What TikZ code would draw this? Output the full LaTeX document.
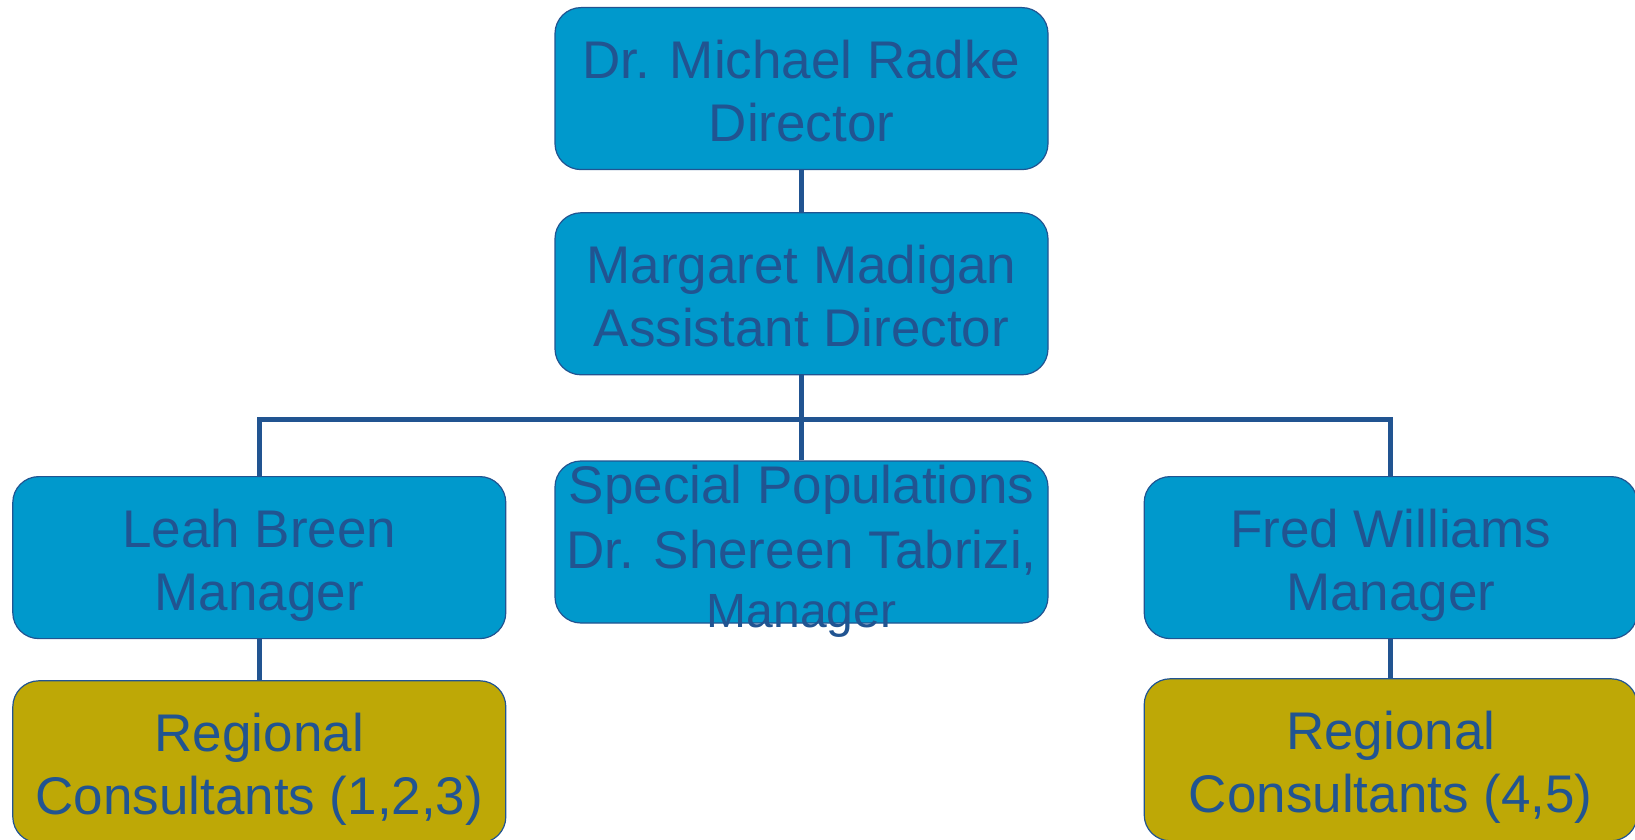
\documentclass[tikz,border=0pt]{standalone}
\usepackage{fontspec}
\setmainfont{Liberation Sans}
\usepackage{tikz}
\usetikzlibrary{positioning}

\definecolor{boxblue}{RGB}{0,153,204}
\definecolor{boxgold}{RGB}{190,168,6}
\definecolor{inkblue}{RGB}{33,84,145}

% fixed height of the first line and depth of the last line in a box
\newcommand{\tophold}{\rule{0pt}{28pt}}
\newcommand{\bothold}{\rule[-7pt]{0pt}{7pt}}

\begin{document}
\begin{tikzpicture}[
orgbox/.style={rectangle,
  rounded corners=13pt,
  draw=inkblue,
  line width=0.6pt,
  fill=boxblue,
  text=inkblue,
  minimum width=246.5pt,
  minimum height=81pt,
  inner sep=0pt,
  align=center,
  font=\fontsize{26.5pt}{31.5pt}\selectfont
},
staffbox/.style={orgbox,
  fill=boxgold
},
link/.style={
  draw=inkblue,
  line width=2.6pt
}
]
\useasboundingbox (0,0) rectangle (817.5pt,-420pt);

\node[orgbox, anchor=north] (radke) at (400.75pt,-3.5pt)
    {\tophold Dr. Michael Radke\\Director\bothold};
\node[orgbox, below= 21pt of radke] (madigan)
    {\tophold Margaret Madigan\\Assistant Director\bothold};
\node[orgbox, inner ysep=-12pt, below= 42.5pt of madigan] (special)
    {\tophold Special Populations\\[1pt]Dr. Shereen Tabrizi,\\[-2pt]{\fontsize{24pt}{27pt}\selectfont Manager}};
\node[orgbox, left= 24pt of special, yshift=-7.8pt] (breen)
    {\tophold Leah Breen\\Manager\bothold};
\node[orgbox, right= 47.5pt of special, yshift=-7.8pt] (williams)
    {\tophold Fred Williams\\Manager\bothold};
\node[staffbox, below= 20.5pt of breen] (regleft)
    {\tophold Regional\\Consultants (1,2,3)\bothold};
\node[staffbox, below= 19.5pt of williams] (regright)
    {\tophold Regional\\Consultants (4,5)\bothold};

\coordinate[below= 22pt of madigan.south] (bus);

\draw[link] (radke.south) -- (madigan.north);
\draw[link] (madigan.south) -- (special.north);
\draw[link] (breen.north) |- (bus) -| (williams.north);
\draw[link] (breen.south) -- (regleft.north);
\draw[link] (williams.south) -- (regright.north);
\end{tikzpicture}
\end{document}
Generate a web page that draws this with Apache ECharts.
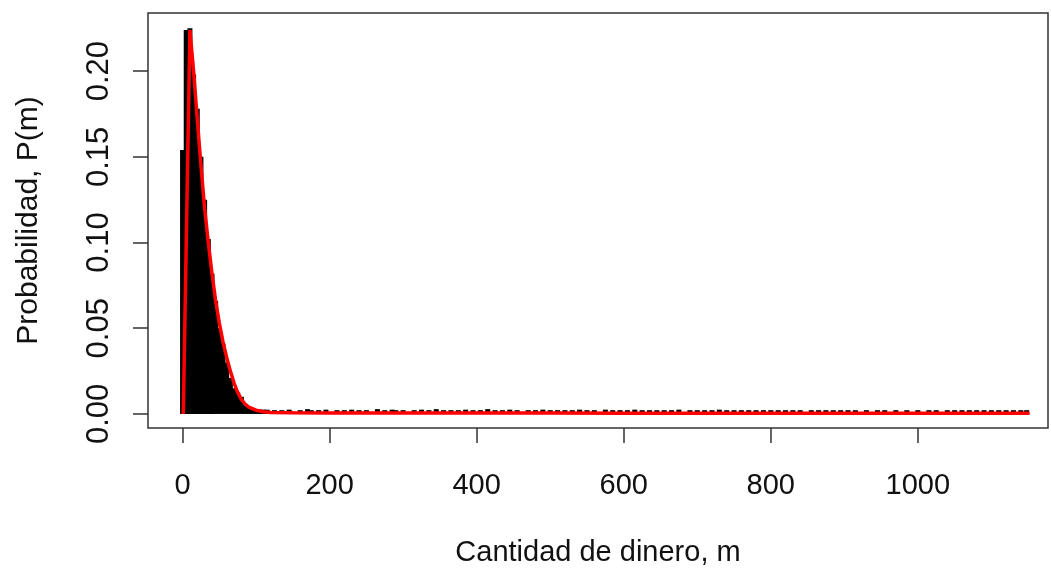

:::::

[OBJECTIVE]
Set down word for word the lines from the first entry through the line with "(0,0) rectangle (817.5pt,-420pt);", both included, omitting pictures.

[TASK RESPONSE]
What TikZ code would draw this? Output the full LaTeX document.
\documentclass[tikz,border=0pt]{standalone}
\usepackage{fontspec}
\setmainfont{Liberation Sans}
\usepackage{tikz}
\usetikzlibrary{positioning}

\definecolor{boxblue}{RGB}{0,153,204}
\definecolor{boxgold}{RGB}{190,168,6}
\definecolor{inkblue}{RGB}{33,84,145}

% fixed height of the first line and depth of the last line in a box
\newcommand{\tophold}{\rule{0pt}{28pt}}
\newcommand{\bothold}{\rule[-7pt]{0pt}{7pt}}

\begin{document}
\begin{tikzpicture}[
orgbox/.style={rectangle,
  rounded corners=13pt,
  draw=inkblue,
  line width=0.6pt,
  fill=boxblue,
  text=inkblue,
  minimum width=246.5pt,
  minimum height=81pt,
  inner sep=0pt,
  align=center,
  font=\fontsize{26.5pt}{31.5pt}\selectfont
},
staffbox/.style={orgbox,
  fill=boxgold
},
link/.style={
  draw=inkblue,
  line width=2.6pt
}
]
\useasboundingbox (0,0) rectangle (817.5pt,-420pt);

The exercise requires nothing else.